A friend and, dare I say, comrade wrote me and asked why I use the word “comrade” so freely, instead of the more accepted “brother” and “sister.” Won’t people associate you with James Bond villains and bomb-throwing radicals when you use that word? And it’s true. I do throw it around a good deal, both as a warm expression of solidarity and friendship and, a little bit, to make people a bit uncomfortable in otherwise stodgy rooms.
Fuck it; I’ve already been blown up by Fox News for being dangerously un-American, so why pretend to be a safer person than I am? Besides, saying “brother” or “sister” instead of comrade is one of those bits of American exceptionalism, like not celebrating Labor Day on May 1 or calling football “soccer,” that really ought to be resisted as a matter of global solidarity. Comrade is the preferred salutation of the labor movement in most countries. Perhaps it gets lost in translation? The British default to comrade, but, being British, they pronounce it funny (“comb-rayd”).
I was a teenage socialist. I joined the Socialist Party when I was 17 years old. Although I’ve since quit the party, I remain a socialist. In socialist politics, we say comrade. We even abbreviate it as “Cde.” in the minutes (“Cde. Richman seconded the motion”). It was when I first started saying the word and where I first gained an appreciation for its meaning.
Firstly, the word conveys a sense of equality that brother and sister don’t quite get across. As I said, I was a teenage socialist. But I was a comrade, on equal footing and with equal title as people who had been in the movement for decades; people who had been trained by Bayard Rustin, A.J. Muste, Michael Harrington. I was their comrade.
When I organized a teach-in against one of those many little Clinton wars at Queens College with one of my professors, he called me comrade. Of course, he’s British; it comes easier to him. But it was a tremendous equalizer. I still see him at rallies or union meetings and he still greets me with a warm, “Hello, comrade. How are you?”

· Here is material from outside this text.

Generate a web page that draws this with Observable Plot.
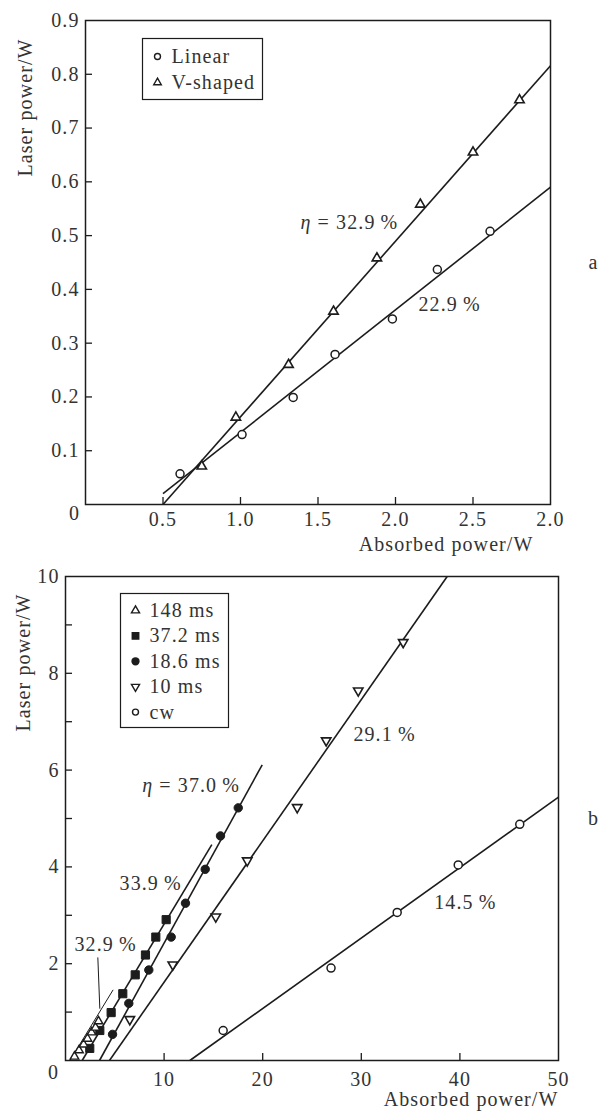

I first started using the word in a union context as a dare. A bunch of my co-workers marched together under no banner in the first huge march against the proposed invasion of Iraq. It was an unseasonably warm early spring day. There were a million of us. It felt like a celebration (and then the war started).
At some point during the march, my friend Alan and I found ourselves separated from our group. “It appears we have misplaced our comrades,” I said. Alan paused, laughed and challenged me, “How amazing would it be if you and I called each other comrade at the office on Monday?” And so we did, and so we have ever since.

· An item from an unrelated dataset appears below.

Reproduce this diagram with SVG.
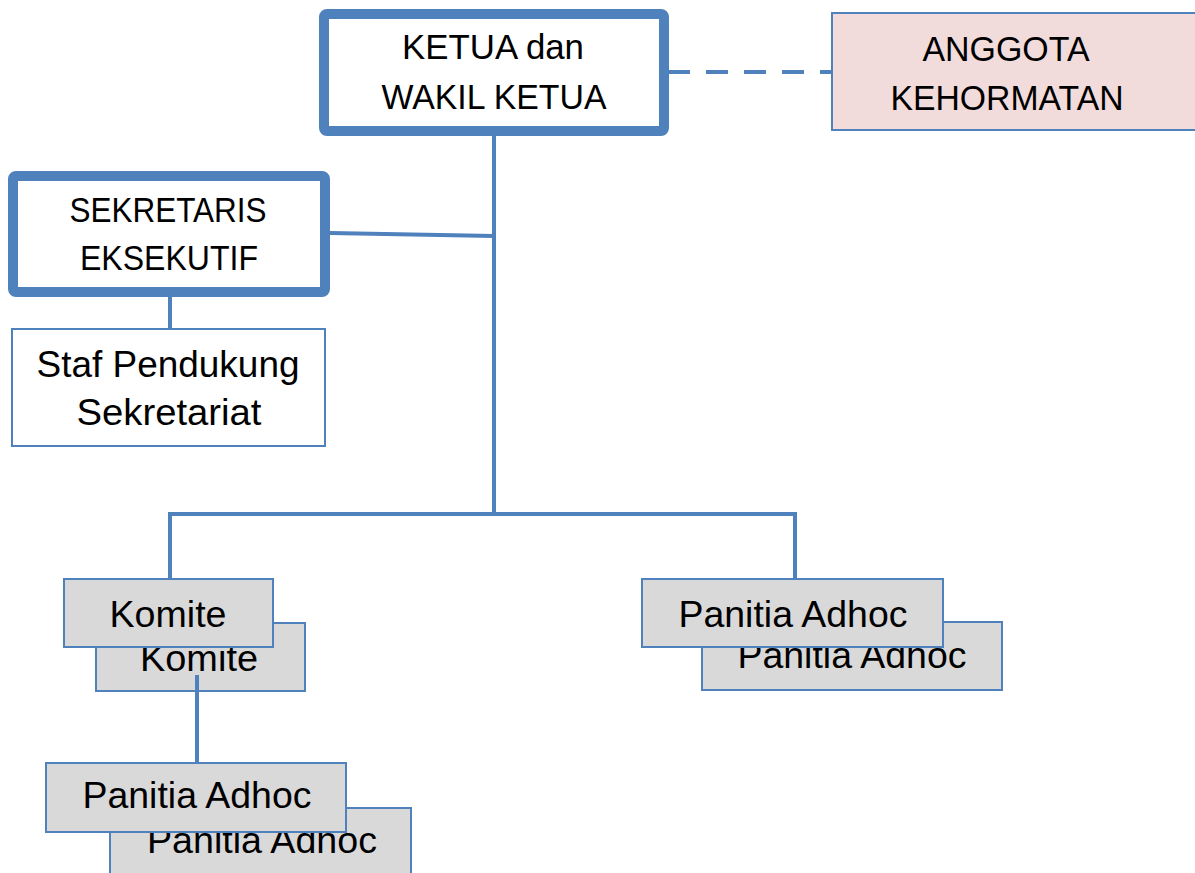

It’s significant to this story that one of our friends at the union was trans, but not yet out. Hell, he wasn’t even out to me but it just felt wrong to call him sister. Comrade, as a gender-neutral salutation, just made practical sense. This old word has some relevance to the 21st century yet!

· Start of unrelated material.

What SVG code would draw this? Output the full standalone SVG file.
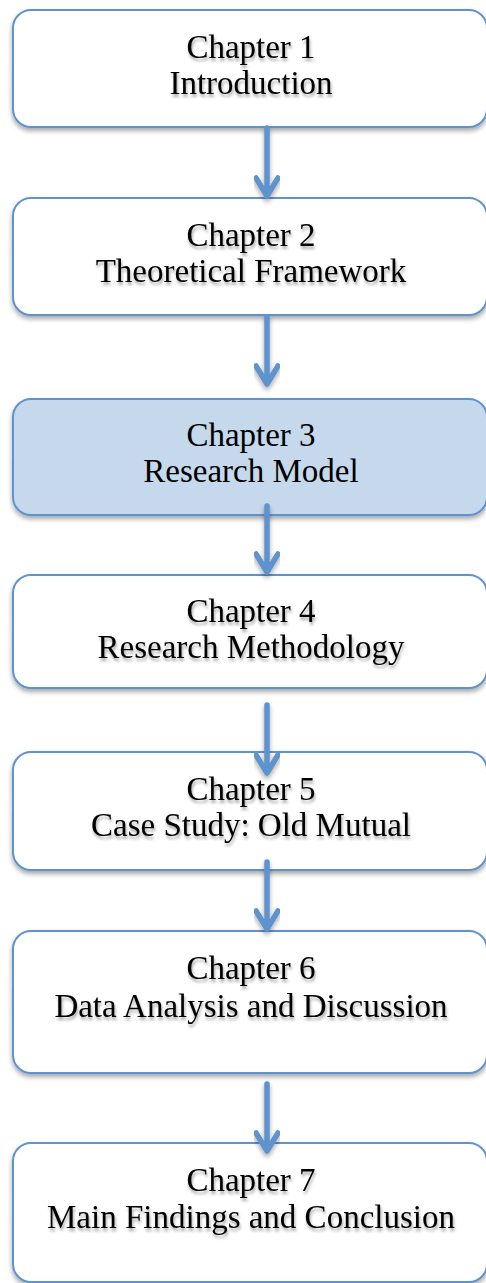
<svg xmlns="http://www.w3.org/2000/svg" width="486" height="1283" viewBox="0 0 486 1283">
<defs>
<filter id="bs" x="-5%" y="-10%" width="110%" height="130%">
<feGaussianBlur in="SourceAlpha" stdDeviation="2.5"/>
<feOffset dx="0" dy="3" result="b"/>
<feComponentTransfer><feFuncA type="linear" slope="0.35"/></feComponentTransfer>
<feMerge><feMergeNode/><feMergeNode in="SourceGraphic"/></feMerge>
</filter>
<filter id="ts" x="-10%" y="-30%" width="120%" height="160%">
<feGaussianBlur in="SourceAlpha" stdDeviation="1.5"/>
<feOffset dx="1" dy="2.5" result="b"/>
<feComponentTransfer><feFuncA type="linear" slope="0.35"/></feComponentTransfer>
<feMerge><feMergeNode/><feMergeNode in="SourceGraphic"/></feMerge>
</filter>
</defs>
<style>
.box{fill:#ffffff;stroke:#5F93CE;stroke-width:2}
.hl{fill:#C5D8EC}
.t{font-family:"Liberation Serif","Times New Roman",serif;font-size:33px;fill:#000;text-anchor:middle}
.ar{fill:none;stroke:#5F93CE;stroke-width:5.5;stroke-linecap:round;stroke-linejoin:round}
</style>
<rect width="486" height="1283" fill="#ffffff"/>
<g id="ch1" filter="url(#bs)"><rect class="box" x="13" y="10" width="474" height="117" rx="18"/></g>
<g id="ch1t" filter="url(#ts)"><text class="t" x="251" y="58">Chapter 1</text><text class="t" x="251" y="94">Introduction</text></g>
<g id="ch2" filter="url(#bs)"><rect class="box" x="13" y="198" width="474" height="117" rx="18"/></g>
<g id="ch2t" filter="url(#ts)"><text class="t" x="251" y="246">Chapter 2</text><text class="t" x="251" y="282">Theoretical Framework</text></g>
<g id="ch3" filter="url(#bs)"><rect class="box hl" x="13" y="399" width="474" height="116" rx="18"/></g>
<g id="ch3t"><text class="t" x="251" y="446">Chapter 3</text><text class="t" x="251" y="482">Research Model</text></g>
<g id="ch4" filter="url(#bs)"><rect class="box" x="13" y="575" width="474" height="113" rx="18"/></g>
<g id="ch4t" filter="url(#ts)"><text class="t" x="251" y="622">Chapter 4</text><text class="t" x="251" y="658">Research Methodology</text></g>
<g id="ch5" filter="url(#bs)"><rect class="box" x="13" y="752" width="474" height="118" rx="18"/></g>
<g id="ch5t" filter="url(#ts)"><text class="t" x="251" y="800">Chapter 5</text><text class="t" x="251" y="836">Case Study: Old Mutual</text></g>
<g id="ch6" filter="url(#bs)"><rect class="box" x="13" y="931" width="474" height="142" rx="18"/></g>
<g id="ch6t" filter="url(#ts)"><text class="t" x="251" y="979">Chapter 6</text><text class="t" x="251" y="1017">Data Analysis and Discussion</text></g>
<g id="ch7" filter="url(#bs)"><rect class="box" x="13" y="1143" width="474" height="139" rx="18"/></g>
<g id="ch7t" filter="url(#ts)"><text class="t" x="251" y="1191">Chapter 7</text><text class="t" x="251" y="1228">Main Findings and Conclusion</text></g>
<g id="connectors" filter="url(#bs)">
<path class="ar" d="M267 128V196M256 178L267 196L278 178"/>
<path class="ar" d="M267 317V384M256 366L267 384L278 366"/>
<path class="ar" d="M267 506V572M256 554L267 572L278 554"/>
<path class="ar" d="M267 705V773M256 755L267 773L278 755"/>
<path class="ar" d="M267 862V929M256 911L267 929L278 911"/>
<path class="ar" d="M267 1084V1151M256 1133L267 1151L278 1133"/>
</g>
</svg>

Finally, comrade is used in the military. The salutation is standard at VFW halls. (What could be more American than that?) To me, comrade implies that we’ve been through some shit together; a tough campaign, a boss fight, some controversy. And there’s a greater loyalty that comes out of having been through some shit together. Calling someone a comrade, for me, is about trying to always keep that first and foremost. It’s too easy to get into an argument of some immediate political issue or campaign decision and just go to war or give someone up as dead to you. But you don’t do that with a comrade. You’ve been through some shit.
You could argue that brother and sister do all of this equally well (well, not the whole gender neutral thing). But I would say that those salutations in labor have become a bit too pro forma. They are said to fill the air, with not much deep thought behind them. Saying comrade, in America, in the year 2015, requires more of a thought process. And I’m generally in favor of people doing more thinking.